# Gamer/DM in Highland, IN seeking group! (Northwest IN/Chicago area)



## Isida Kep'Tukari (Sep 12, 2004)

Howdy all!  I just moved to Highland, IN (about a 1/2 mile from The Loop of Chicago, scarcely over the Illinois border) to get a job.  Now I'm settling in and I need a game!  I can DM or play 3.0/3.5 and/or Call of Cthulhu, and I'm familiar with Forgotten Realms, Dawnforge, Oriental Adventures, Dragonlance, Eberron, and am willing to learn other settings.  I have several homebrews, and a lot of creativity.  Anyone out there?


----------



## Gazirra (Sep 12, 2004)

Hello, I'm currently in Cedar Lake and am looking for an IRL group to join myself      I'm still fairly new to D&D 3.5, so I'd have to be a PC, but I'm willing to join a game if you can get one going


----------



## Isida Kep'Tukari (Sep 12, 2004)

Most excellent.  I am quite willing to teach.  You have any buddies that would like to play or learn how to play?


----------



## Gazirra (Sep 12, 2004)

That's the BIG problem with Indiana, no real players here  
unless you go to Valaraiso or something


----------



## Isida Kep'Tukari (Sep 12, 2004)

I went to the WotC boards and it seems there are indeed some players in Indiana.  We just have to pry them out of their retreats...  Anyone else from the Munster/Highland/Cedar Lake, IN area?  Anyone?  Anyone?  Bueller?


----------



## Snuble (Sep 12, 2004)

Plenty of gamers in Highland (actually from there and was up there today)

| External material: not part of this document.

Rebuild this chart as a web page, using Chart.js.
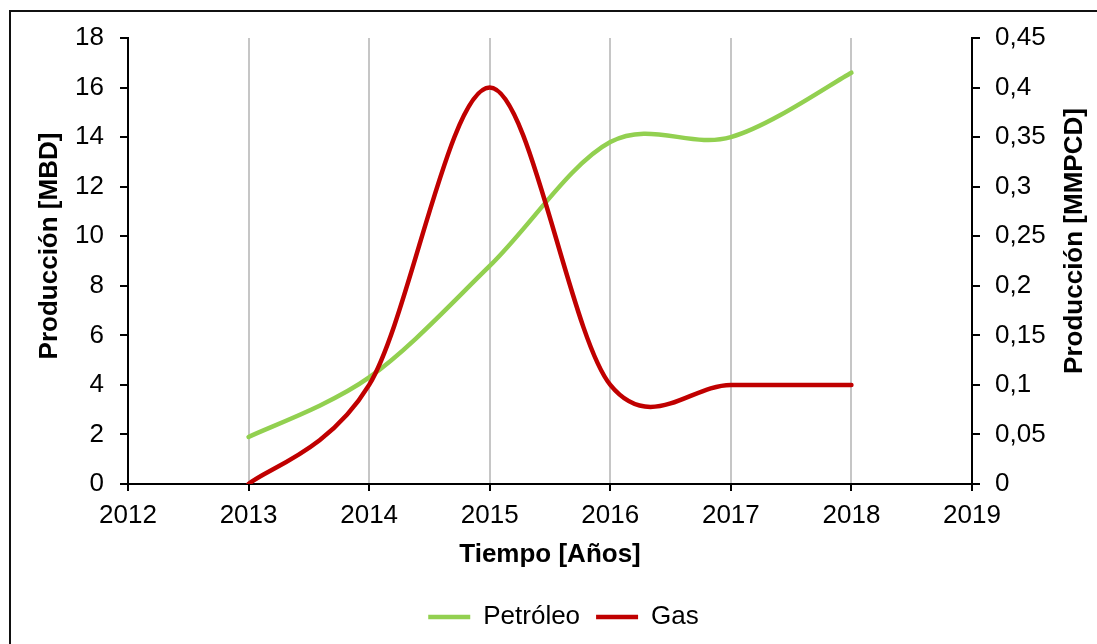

My friends from highschool still play but I believe it is every other week on Saturdays and usually runs late (to 3 am if I heard right).  I know a couple have just moved into another place, but if you want I can find out if they have room for any more people


----------



## Isida Kep'Tukari (Sep 12, 2004)

Sure, I'd been glad to hear of another group.


----------



## Isida Kep'Tukari (Sep 18, 2004)

bump!


----------



## Isida Kep'Tukari (Sep 18, 2004)

double post


----------



## Isida Kep'Tukari (Jun 6, 2005)

It's been about nine months since I bumped this last, so I'll see if anyone else is watching for someone in this area.


----------



## Renvale999 (Jun 13, 2005)

Hey there,

trying to get a game together in the Waukegan, Chicagoland area.  D&D, Forgotten Realms.  If your interested and it's not too much of a drive, let me know.  It's going to be played every other week, probably during the week, like Thursday or Wednesdays.  Let me know.


----------



## Isida Kep'Tukari (Jun 20, 2005)

Renvale, I would be interested, but it's an hour and a half away from my area.  The price of gas being what it is, I don't think I'm up for making an extended drive quite yet.  I thank you for the invitation, and will let you know if anything changes.


----------



## Lazlow (Jun 20, 2005)

Hey Isida, are you or any friends interested in going to GenCon Indy in August?


----------